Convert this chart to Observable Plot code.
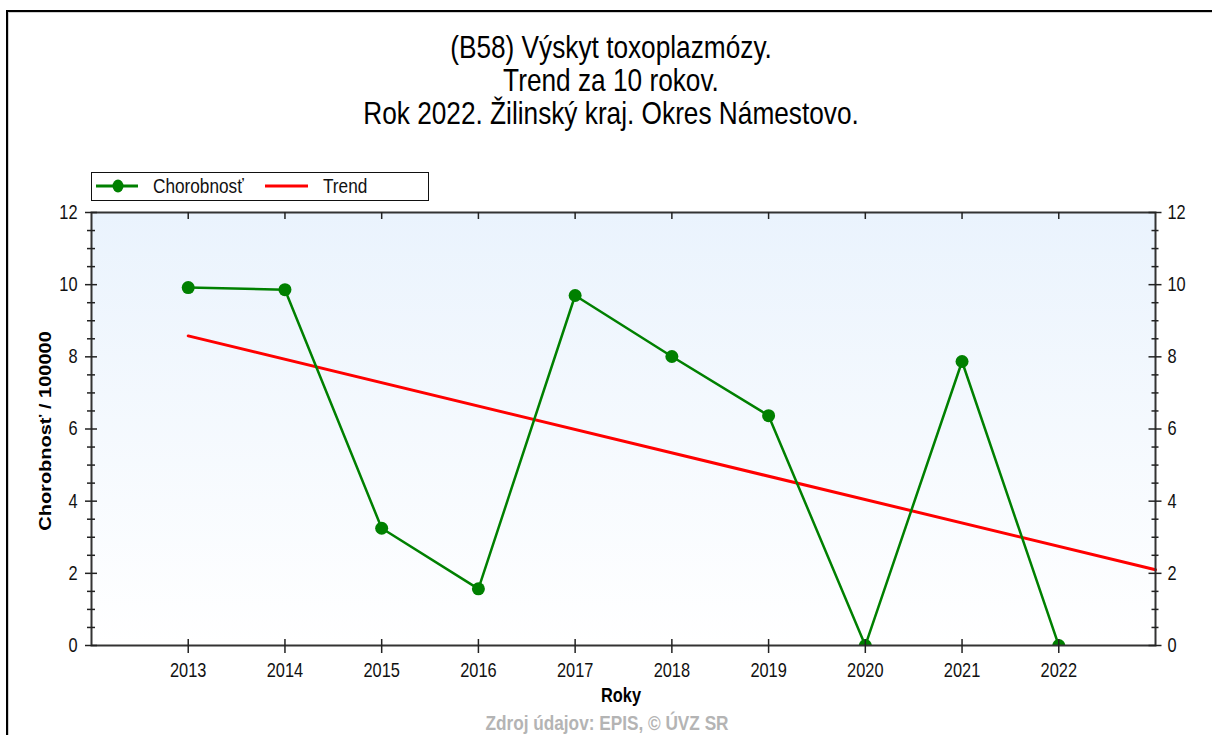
<!DOCTYPE html>
<html>
<head>
<meta charset="utf-8">
<script src="https://cdn.jsdelivr.net/npm/d3@7"></script>
<script src="https://cdn.jsdelivr.net/npm/@observablehq/plot@0.6"></script>
<style>
  html, body { margin: 0; padding: 0; background: #fff; }
  #wrap { position: relative; width: 1212px; height: 735px; overflow: hidden; background: #fff; }
  #border { position: absolute; left: 6px; top: 10px; right: -10px; bottom: -10px;
            border-top: 2px solid #000; border-left: 2px solid #000; }
  #border2 { position: absolute; left: 8px; top: 12px; right: -10px; bottom: -10px;
            border-top: 1px solid #d0d0d0; border-left: 1px solid #d0d0d0; }
  #bg { position: absolute; left: 91px; top: 212px; width: 1064px; height: 433px;
        background: linear-gradient(to bottom, #eaf3fd 0%, #ffffff 100%); }
  #chart { position: absolute; left: 0; top: 0; }
  #overlay { position: absolute; left: 0; top: 0; pointer-events: none; }
</style>
</head>
<body>
<div id="wrap">
  <div id="border"></div>
  <div id="border2"></div>
  <div id="bg"></div>
  <div id="chart"></div>
  <svg id="overlay" width="1212" height="735" xmlns="http://www.w3.org/2000/svg"></svg>
</div>
<script>
// ---- data ----
const years = [2013, 2014, 2015, 2016, 2017, 2018, 2019, 2020, 2021, 2022];
const rates = [9.92, 9.86, 3.25, 1.57, 9.70, 8.01, 6.37, 0, 7.87, 0];
const trendYears = [2013, 2023];
const trendRates = [8.58, 2.10];
const yTickLabels = [0, 2, 4, 6, 8, 10, 12];
const yMinorTicks = [0.5, 1, 1.5, 2.5, 3, 3.5, 4.5, 5, 5.5, 6.5, 7, 7.5, 8.5, 9, 9.5, 10.5, 11, 11.5];
const xTickLabels = [2013, 2014, 2015, 2016, 2017, 2018, 2019, 2020, 2021, 2022];

const titleLines = ["(B58) Výskyt toxoplazmózy.", "Trend za 10 rokov.", "Rok 2022. Žilinský kraj. Okres Námestovo."];
const seriesName = "Chorobnosť";
const trendName = "Trend";
const yTitle = "Chorobnosť / 100000";
const xTitle = "Roky";
const caption = "Zdroj údajov: EPIS, © ÚVZ SR";

const data = years.map((y, i) => ({year: y, rate: rates[i]}));
const trend = trendYears.map((y, i) => ({year: y, rate: trendRates[i]}));

const W = 1212, H = 735, ML = 91, MR = 57, MT = 212, MB = 90;
const PW = W - ML - MR, PH = H - MT - MB;
const tickColor = "#222";
const SQ = 0.82; // horizontal squeeze of the reference's lettering
const font = '"Liberation Sans", Arial, sans-serif';

const chart = Plot.plot({
  width: W, height: H,
  marginLeft: ML, marginRight: MR, marginTop: MT, marginBottom: MB,
  x: {domain: [2012, 2023], label: null},
  y: {domain: [0, 12], label: null},
  style: {
    background: "transparent",
    fontFamily: font,
    fontSize: "20px",
    color: "#111"
  },
  marks: [
    Plot.line(trend, {x: "year", y: "rate", stroke: "#ff0000", strokeWidth: 3}),
    Plot.line(data, {x: "year", y: "rate", stroke: "#008000", strokeWidth: 2.5, clip: true}),
    Plot.dot(data, {x: "year", y: "rate", r: 6.5, fill: "#008000", stroke: "none", clip: true}),
    Plot.frame({stroke: "#333", strokeWidth: 2}),
    // left axis ticks (crossing)
    Plot.tickY(yTickLabels, {y: d => d, stroke: tickColor, strokeWidth: 1.5, insetRight: PW - 12, dx: -6}),
    Plot.tickY(yMinorTicks, {y: d => d, stroke: tickColor, strokeWidth: 1.5, insetRight: PW - 8, dx: -4}),
    // right axis ticks (crossing)
    Plot.tickY(yTickLabels, {y: d => d, stroke: tickColor, strokeWidth: 1.5, insetLeft: PW - 13, dx: 6.5}),
    Plot.tickY(yMinorTicks, {y: d => d, stroke: tickColor, strokeWidth: 1.5, insetLeft: PW - 7, dx: 3.5}),
    // bottom ticks (crossing) and top ticks (inward)
    Plot.tickX(xTickLabels, {x: d => d, stroke: tickColor, strokeWidth: 1.5, insetTop: PH - 14, dy: 8}),
    Plot.tickX(xTickLabels, {x: d => d, stroke: tickColor, strokeWidth: 1.5, insetBottom: PH - 7}),
    Plot.axisY({anchor: "left", ticks: yTickLabels, tickSize: 0, tickPadding: 14, label: null, tickFormat: d => String(d)}),
    Plot.axisY({anchor: "right", ticks: yTickLabels, tickSize: 0, tickPadding: 12, label: null, tickFormat: d => String(d)}),
    Plot.axisX({anchor: "bottom", ticks: xTickLabels, tickSize: 0, tickPadding: 17, label: null, tickFormat: d => String(d)})
  ]
});
document.getElementById("chart").appendChild(chart);

// squeeze tick labels horizontally about their anchor
d3.select(chart).selectAll("text").each(function() {
  const t = d3.select(this);
  const tr = t.attr("transform");
  if (tr) {
    t.attr("transform", tr + ` scale(${SQ},1)`);
  } else {
    const x = +(t.attr("x") || 0), y = +(t.attr("y") || 0);
    t.attr("x", null).attr("y", null).attr("transform", `translate(${x},${y}) scale(${SQ},1)`);
  }
});

// ---- overlay texts & legend ----
const ov = d3.select("#overlay");
function sqText(x, y, str, size, opts = {}) {
  return ov.append("text")
    .attr("transform", `translate(${x},${y}) scale(${SQ},1)`)
    .attr("text-anchor", opts.anchor || "start")
    .attr("font-family", font)
    .attr("font-weight", opts.weight || "normal")
    .attr("font-size", size)
    .attr("fill", opts.fill || "#000")
    .text(str);
}
const titleBase = [58, 91, 124];
titleLines.forEach((t, i) => sqText(611, titleBase[i], t, 32, {anchor: "middle"}));

// legend
ov.append("rect").attr("x", 91.5).attr("y", 172.5).attr("width", 337).attr("height", 28)
  .attr("fill", "#fff").attr("stroke", "#111").attr("stroke-width", 1);
ov.append("line").attr("x1", 96).attr("x2", 138).attr("y1", 186).attr("y2", 186)
  .attr("stroke", "#008000").attr("stroke-width", 3);
ov.append("ellipse").attr("cx", 118).attr("cy", 186).attr("rx", 5.5).attr("ry", 6.5).attr("fill", "#008000");
sqText(153, 193, seriesName, 21, {fill: "#111"});
ov.append("line").attr("x1", 265).attr("x2", 308).attr("y1", 186).attr("y2", 186)
  .attr("stroke", "#ff0000").attr("stroke-width", 3);
sqText(323, 193, trendName, 21, {fill: "#111"});

// y title
ov.append("text").attr("transform", "translate(51,431) rotate(-90) scale(1,0.85)")
  .attr("text-anchor", "middle").attr("font-family", font)
  .attr("font-weight", "bold").attr("font-size", 20).attr("fill", "#000").text(yTitle);

// x title
sqText(621, 702, xTitle, 20, {anchor: "middle", weight: "bold"});

// caption
sqText(607, 730, caption, 21, {anchor: "middle", weight: "bold", fill: "#b4b4b4"});
</script>
</body>
</html>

····················

### Exercise details:
Write out the data precisely as given, excluding the pictures.

### Written answer:
Convert this chart to Observable Plot code.
<!DOCTYPE html>
<html>
<head>
<meta charset="utf-8">
<script src="https://cdn.jsdelivr.net/npm/d3@7"></script>
<script src="https://cdn.jsdelivr.net/npm/@observablehq/plot@0.6"></script>
<style>
  html, body { margin: 0; padding: 0; background: #fff; }
  #wrap { position: relative; width: 1212px; height: 735px; overflow: hidden; background: #fff; }
  #border { position: absolute; left: 6px; top: 10px; right: -10px; bottom: -10px;
            border-top: 2px solid #000; border-left: 2px solid #000; }
  #border2 { position: absolute; left: 8px; top: 12px; right: -10px; bottom: -10px;
            border-top: 1px solid #d0d0d0; border-left: 1px solid #d0d0d0; }
  #bg { position: absolute; left: 91px; top: 212px; width: 1064px; height: 433px;
        background: linear-gradient(to bottom, #eaf3fd 0%, #ffffff 100%); }
  #chart { position: absolute; left: 0; top: 0; }
  #overlay { position: absolute; left: 0; top: 0; pointer-events: none; }
</style>
</head>
<body>
<div id="wrap">
  <div id="border"></div>
  <div id="border2"></div>
  <div id="bg"></div>
  <div id="chart"></div>
  <svg id="overlay" width="1212" height="735" xmlns="http://www.w3.org/2000/svg"></svg>
</div>
<script>
// ---- data ----
const years = [2013, 2014, 2015, 2016, 2017, 2018, 2019, 2020, 2021, 2022];
const rates = [9.92, 9.86, 3.25, 1.57, 9.70, 8.01, 6.37, 0, 7.87, 0];
const trendYears = [2013, 2023];
const trendRates = [8.58, 2.10];
const yTickLabels = [0, 2, 4, 6, 8, 10, 12];
const yMinorTicks = [0.5, 1, 1.5, 2.5, 3, 3.5, 4.5, 5, 5.5, 6.5, 7, 7.5, 8.5, 9, 9.5, 10.5, 11, 11.5];
const xTickLabels = [2013, 2014, 2015, 2016, 2017, 2018, 2019, 2020, 2021, 2022];

const titleLines = ["(B58) Výskyt toxoplazmózy.", "Trend za 10 rokov.", "Rok 2022. Žilinský kraj. Okres Námestovo."];
const seriesName = "Chorobnosť";
const trendName = "Trend";
const yTitle = "Chorobnosť / 100000";
const xTitle = "Roky";
const caption = "Zdroj údajov: EPIS, © ÚVZ SR";

const data = years.map((y, i) => ({year: y, rate: rates[i]}));
const trend = trendYears.map((y, i) => ({year: y, rate: trendRates[i]}));

const W = 1212, H = 735, ML = 91, MR = 57, MT = 212, MB = 90;
const PW = W - ML - MR, PH = H - MT - MB;
const tickColor = "#222";
const SQ = 0.82; // horizontal squeeze of the reference's lettering
const font = '"Liberation Sans", Arial, sans-serif';

const chart = Plot.plot({
  width: W, height: H,
  marginLeft: ML, marginRight: MR, marginTop: MT, marginBottom: MB,
  x: {domain: [2012, 2023], label: null},
  y: {domain: [0, 12], label: null},
  style: {
    background: "transparent",
    fontFamily: font,
    fontSize: "20px",
    color: "#111"
  },
  marks: [
    Plot.line(trend, {x: "year", y: "rate", stroke: "#ff0000", strokeWidth: 3}),
    Plot.line(data, {x: "year", y: "rate", stroke: "#008000", strokeWidth: 2.5, clip: true}),
    Plot.dot(data, {x: "year", y: "rate", r: 6.5, fill: "#008000", stroke: "none", clip: true}),
    Plot.frame({stroke: "#333", strokeWidth: 2}),
    // left axis ticks (crossing)
    Plot.tickY(yTickLabels, {y: d => d, stroke: tickColor, strokeWidth: 1.5, insetRight: PW - 12, dx: -6}),
    Plot.tickY(yMinorTicks, {y: d => d, stroke: tickColor, strokeWidth: 1.5, insetRight: PW - 8, dx: -4}),
    // right axis ticks (crossing)
    Plot.tickY(yTickLabels, {y: d => d, stroke: tickColor, strokeWidth: 1.5, insetLeft: PW - 13, dx: 6.5}),
    Plot.tickY(yMinorTicks, {y: d => d, stroke: tickColor, strokeWidth: 1.5, insetLeft: PW - 7, dx: 3.5}),
    // bottom ticks (crossing) and top ticks (inward)
    Plot.tickX(xTickLabels, {x: d => d, stroke: tickColor, strokeWidth: 1.5, insetTop: PH - 14, dy: 8}),
    Plot.tickX(xTickLabels, {x: d => d, stroke: tickColor, strokeWidth: 1.5, insetBottom: PH - 7}),
    Plot.axisY({anchor: "left", ticks: yTickLabels, tickSize: 0, tickPadding: 14, label: null, tickFormat: d => String(d)}),
    Plot.axisY({anchor: "right", ticks: yTickLabels, tickSize: 0, tickPadding: 12, label: null, tickFormat: d => String(d)}),
    Plot.axisX({anchor: "bottom", ticks: xTickLabels, tickSize: 0, tickPadding: 17, label: null, tickFormat: d => String(d)})
  ]
});
document.getElementById("chart").appendChild(chart);

// squeeze tick labels horizontally about their anchor
d3.select(chart).selectAll("text").each(function() {
  const t = d3.select(this);
  const tr = t.attr("transform");
  if (tr) {
    t.attr("transform", tr + ` scale(${SQ},1)`);
  } else {
    const x = +(t.attr("x") || 0), y = +(t.attr("y") || 0);
    t.attr("x", null).attr("y", null).attr("transform", `translate(${x},${y}) scale(${SQ},1)`);
  }
});

// ---- overlay texts & legend ----
const ov = d3.select("#overlay");
function sqText(x, y, str, size, opts = {}) {
  return ov.append("text")
    .attr("transform", `translate(${x},${y}) scale(${SQ},1)`)
    .attr("text-anchor", opts.anchor || "start")
    .attr("font-family", font)
    .attr("font-weight", opts.weight || "normal")
    .attr("font-size", size)
    .attr("fill", opts.fill || "#000")
    .text(str);
}
const titleBase = [58, 91, 124];
titleLines.forEach((t, i) => sqText(611, titleBase[i], t, 32, {anchor: "middle"}));

// legend
ov.append("rect").attr("x", 91.5).attr("y", 172.5).attr("width", 337).attr("height", 28)
  .attr("fill", "#fff").attr("stroke", "#111").attr("stroke-width", 1);
ov.append("line").attr("x1", 96).attr("x2", 138).attr("y1", 186).attr("y2", 186)
  .attr("stroke", "#008000").attr("stroke-width", 3);
ov.append("ellipse").attr("cx", 118).attr("cy", 186).attr("rx", 5.5).attr("ry", 6.5).attr("fill", "#008000");
sqText(153, 193, seriesName, 21, {fill: "#111"});
ov.append("line").attr("x1", 265).attr("x2", 308).attr("y1", 186).attr("y2", 186)
  .attr("stroke", "#ff0000").attr("stroke-width", 3);
sqText(323, 193, trendName, 21, {fill: "#111"});

// y title
ov.append("text").attr("transform", "translate(51,431) rotate(-90) scale(1,0.85)")
  .attr("text-anchor", "middle").attr("font-family", font)
  .attr("font-weight", "bold").attr("font-size", 20).attr("fill", "#000").text(yTitle);

// x title
sqText(621, 702, xTitle, 20, {anchor: "middle", weight: "bold"});

// caption
sqText(607, 730, caption, 21, {anchor: "middle", weight: "bold", fill: "#b4b4b4"});
</script>
</body>
</html>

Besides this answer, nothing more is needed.